◆ SUPPLIED MATERIAL:
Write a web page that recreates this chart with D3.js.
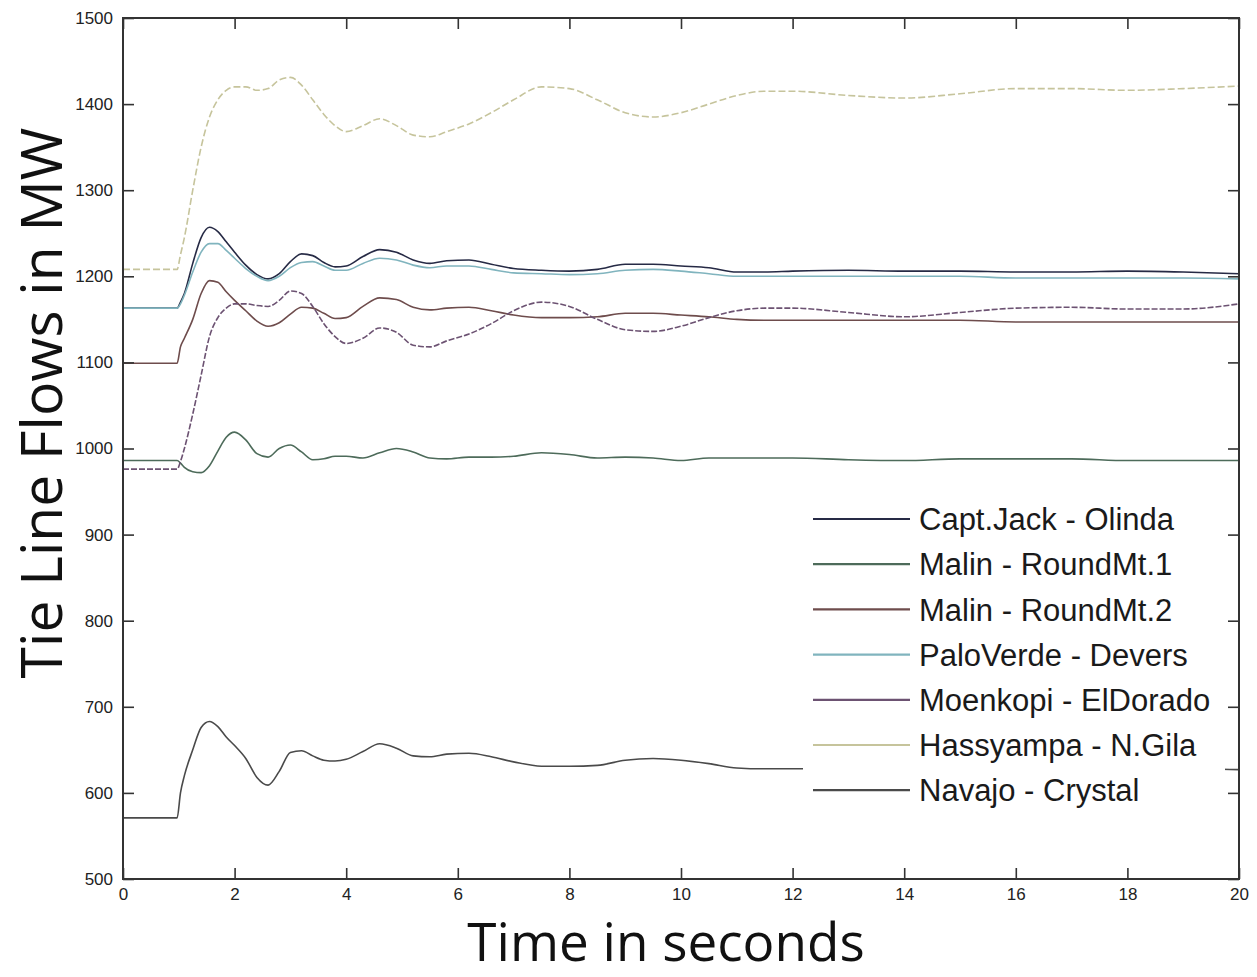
<!DOCTYPE html>
<html>
<head>
<meta charset="utf-8">
<script src="https://cdn.jsdelivr.net/npm/d3@7"></script>
<style>
  html, body { margin: 0; padding: 0; background: #fff; }
  svg { display: block; }
</style>
</head>
<body>
<svg id="chart" width="1257" height="977"></svg>
<script>
// ---- data ----
const times = [0, 0.97, 1.03, 1.1, 1.25, 1.4, 1.55, 1.7, 1.85, 2.0, 2.2, 2.4, 2.6, 2.8, 3.0, 3.2, 3.4, 3.6, 3.8, 4.0,
  4.3, 4.6, 4.9, 5.2, 5.5, 5.8, 6.2, 6.6, 7.0, 7.5, 8.0, 8.5, 9.0, 9.5, 10.0, 10.5, 11.0, 11.5, 12.0,
  13.0, 14.0, 15.0, 16.0, 17.0, 18.0, 19.0, 20.0];

const captJackOlinda = [1163, 1163, 1170, 1180, 1215, 1245, 1257, 1252, 1240, 1228, 1213, 1202, 1197, 1203, 1217, 1226, 1224, 1216, 1211, 1212,
  1223, 1231, 1228, 1219, 1215, 1218, 1219, 1214, 1209, 1207, 1206, 1208, 1214, 1214, 1212, 1210, 1205, 1205, 1206,
  1207, 1206, 1206, 1205, 1205, 1206, 1205, 1203];

const malinRoundMt1 = [986, 986, 983, 978, 973, 972, 980, 997, 1013, 1019, 1010, 994, 990, 1000, 1004, 996, 987, 988, 991, 991,
  989, 995, 1000, 996, 989, 988, 990, 990, 991, 995, 993, 989, 990, 989, 986, 989, 989, 989, 989,
  987, 986, 988, 988, 988, 986, 986, 986];

const malinRoundMt2 = [1099, 1099, 1118, 1128, 1150, 1180, 1195, 1193, 1182, 1172, 1160, 1148, 1142, 1146, 1156, 1164, 1163, 1157, 1151, 1152,
  1165, 1175, 1173, 1164, 1161, 1163, 1164, 1160, 1155, 1152, 1152, 1153, 1157, 1157, 1155, 1153, 1150, 1149, 1149,
  1149, 1149, 1149, 1147, 1147, 1147, 1147, 1147];

const paloVerdeDevers = [1163, 1163, 1168, 1178, 1205, 1228, 1238, 1238, 1230, 1221, 1209, 1200, 1195, 1200, 1210, 1216, 1217, 1212, 1207, 1207,
  1215, 1221, 1219, 1213, 1210, 1212, 1212, 1208, 1204, 1203, 1202, 1203, 1207, 1208, 1206, 1203, 1200, 1200, 1200,
  1200, 1200, 1200, 1198, 1198, 1198, 1198, 1197];

const moenkopiElDorado = [976, 976, 985, 1000, 1040, 1085, 1130, 1152, 1163, 1168, 1168, 1166, 1165, 1172, 1183, 1180, 1165, 1145, 1130, 1122,
  1128, 1140, 1135, 1120, 1118, 1125, 1133, 1145, 1160, 1170, 1165, 1150, 1138, 1136, 1142, 1152, 1160, 1163, 1163,
  1158, 1153, 1158, 1163, 1164, 1162, 1162, 1168];

const hassyampaNGila = [1208, 1208, 1225, 1245, 1300, 1350, 1385, 1405, 1416, 1420, 1420, 1416, 1418, 1428, 1431, 1422, 1405, 1388, 1375, 1368,
  1375, 1383, 1375, 1364, 1362, 1368, 1377, 1390, 1405, 1420, 1418, 1405, 1390, 1385, 1390, 1400, 1410, 1415, 1415,
  1410, 1407, 1412, 1418, 1418, 1416, 1418, 1421];

const navajoCrystal = [571, 571, 600, 620, 650, 676, 683, 677, 665, 655, 640, 618, 609, 625, 647, 649, 643, 638, 637, 639,
  648, 657, 652, 643, 642, 645, 646, 642, 636, 631, 631, 632, 638, 640, 638, 634, 629, 628, 628,
  628, 628, 628, 628, 628, 628, 628, 627];

const seriesNames = ["Capt.Jack - Olinda", "Malin - RoundMt.1", "Malin - RoundMt.2", "PaloVerde - Devers",
  "Moenkopi - ElDorado", "Hassyampa - N.Gila", "Navajo - Crystal"];
const seriesValues = [captJackOlinda, malinRoundMt1, malinRoundMt2, paloVerdeDevers,
  moenkopiElDorado, hassyampaNGila, navajoCrystal];
const seriesColors = ["#262a45", "#4d6b5a", "#6e4c4c", "#80b4be", "#6c5272", "#c6c49c", "#4a4a4a"];
const seriesDash = [null, null, null, null, "6,2", "7,3", null];

const xTicks = [0, 2, 4, 6, 8, 10, 12, 14, 16, 18, 20];
const yTicks = [500, 600, 700, 800, 900, 1000, 1100, 1200, 1300, 1400, 1500];
const xTitle = "Time in seconds";
const yTitle = "Tie Line Flows in MW";

// ---- layout ----
(function draw() {
const svg = d3.select("#chart");
const mL = 123, mR = 1239, mT = 18, mB = 879;
const x = d3.scaleLinear().domain([0, 20]).range([mL, mR]);
const y = d3.scaleLinear().domain([500, 1500]).range([mB, mT]);
const axisColor = "#333";
const tickFont = "17px 'Liberation Sans', Arial, sans-serif";

svg.append("defs").append("clipPath").attr("id", "plotclip")
  .append("rect").attr("x", mL).attr("y", mT).attr("width", mR - mL).attr("height", mB - mT);

// lines
const line = d3.line().x((d, i) => x(times[i])).y(d => y(d)).curve(d3.curveMonotoneX);
const lines = svg.append("g").attr("clip-path", "url(#plotclip)");
seriesValues.forEach((vals, k) => {
  lines.append("path")
    .attr("d", line(vals))
    .attr("fill", "none")
    .attr("stroke", seriesColors[k])
    .attr("stroke-width", 1.6)
    .attr("stroke-dasharray", seriesDash[k])
    .attr("stroke-linejoin", "round");
});

// axes (MATLAB-like box with inward ticks)
function styleAxis(g, showLabels) {
  g.select(".domain").remove();
  g.selectAll(".tick line").attr("stroke", axisColor).attr("stroke-width", 1.6);
  g.selectAll(".tick text").style("font", tickFont).attr("fill", "#222");
  if (!showLabels) g.selectAll(".tick text").remove();
}
svg.append("g").attr("transform", `translate(0,${mB})`)
  .call(d3.axisBottom(x).tickValues(xTicks).tickFormat(d3.format("d")).tickSizeInner(-11).tickSizeOuter(0))
  .call(g => styleAxis(g, true))
  .call(g => g.selectAll(".tick text").attr("y", 9).attr("dy", "0.71em"));
svg.append("g").attr("transform", `translate(0,${mT})`)
  .call(d3.axisTop(x).tickValues(xTicks).tickSizeInner(-11).tickSizeOuter(0))
  .call(g => styleAxis(g, false));
svg.append("g").attr("transform", `translate(${mL},0)`)
  .call(d3.axisLeft(y).tickValues(yTicks).tickFormat(d3.format("d")).tickSizeInner(-11).tickSizeOuter(0))
  .call(g => styleAxis(g, true))
  .call(g => g.selectAll(".tick text").attr("x", -10));
svg.append("g").attr("transform", `translate(${mR},0)`)
  .call(d3.axisRight(y).tickValues(yTicks).tickSizeInner(-11).tickSizeOuter(0))
  .call(g => styleAxis(g, false));

svg.append("rect").attr("x", mL).attr("y", mT).attr("width", mR - mL).attr("height", mB - mT)
  .attr("fill", "none").attr("stroke", axisColor).attr("stroke-width", 2);

// legend
const legX = 803, legY = 497, legW = 422, legH = 318;
const leg = svg.append("g");
leg.append("rect").attr("x", legX).attr("y", legY).attr("width", legW).attr("height", legH).attr("fill", "#fff");
seriesNames.forEach((name, k) => {
  const cy = 519 + k * 45.2;
  leg.append("line").attr("x1", 813).attr("x2", 910).attr("y1", cy).attr("y2", cy)
    .attr("stroke", seriesColors[k]).attr("stroke-width", 2.2);
  leg.append("text").attr("x", 919).attr("y", cy).attr("dy", "0.36em")
    .style("font", "31px 'Liberation Sans', Arial, sans-serif").attr("fill", "#1a1a1a")
    .text(name);
});

// titles
svg.append("text").attr("x", 666).attr("y", 961).attr("text-anchor", "middle")
  .style("font", "53px 'Open Sans', sans-serif").attr("fill", "#111").text(xTitle);
svg.append("text").attr("transform", "translate(62,403) rotate(-90)").attr("text-anchor", "middle")
  .style("font", "57px 'Open Sans', sans-serif").attr("fill", "#111").text(yTitle);
})();
</script>
</body>
</html>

◆ TASK PROMPT: Restate the material word for word from its first line through the line containing "1207, 1206, 1206, 1205, 1205, 1206, 1205, 1203];", both included; the pictures do not belong in it.

◆ RESPONSE BELOW:
Write a web page that recreates this chart with D3.js.
<!DOCTYPE html>
<html>
<head>
<meta charset="utf-8">
<script src="https://cdn.jsdelivr.net/npm/d3@7"></script>
<style>
  html, body { margin: 0; padding: 0; background: #fff; }
  svg { display: block; }
</style>
</head>
<body>
<svg id="chart" width="1257" height="977"></svg>
<script>
// ---- data ----
const times = [0, 0.97, 1.03, 1.1, 1.25, 1.4, 1.55, 1.7, 1.85, 2.0, 2.2, 2.4, 2.6, 2.8, 3.0, 3.2, 3.4, 3.6, 3.8, 4.0,
  4.3, 4.6, 4.9, 5.2, 5.5, 5.8, 6.2, 6.6, 7.0, 7.5, 8.0, 8.5, 9.0, 9.5, 10.0, 10.5, 11.0, 11.5, 12.0,
  13.0, 14.0, 15.0, 16.0, 17.0, 18.0, 19.0, 20.0];

const captJackOlinda = [1163, 1163, 1170, 1180, 1215, 1245, 1257, 1252, 1240, 1228, 1213, 1202, 1197, 1203, 1217, 1226, 1224, 1216, 1211, 1212,
  1223, 1231, 1228, 1219, 1215, 1218, 1219, 1214, 1209, 1207, 1206, 1208, 1214, 1214, 1212, 1210, 1205, 1205, 1206,
  1207, 1206, 1206, 1205, 1205, 1206, 1205, 1203];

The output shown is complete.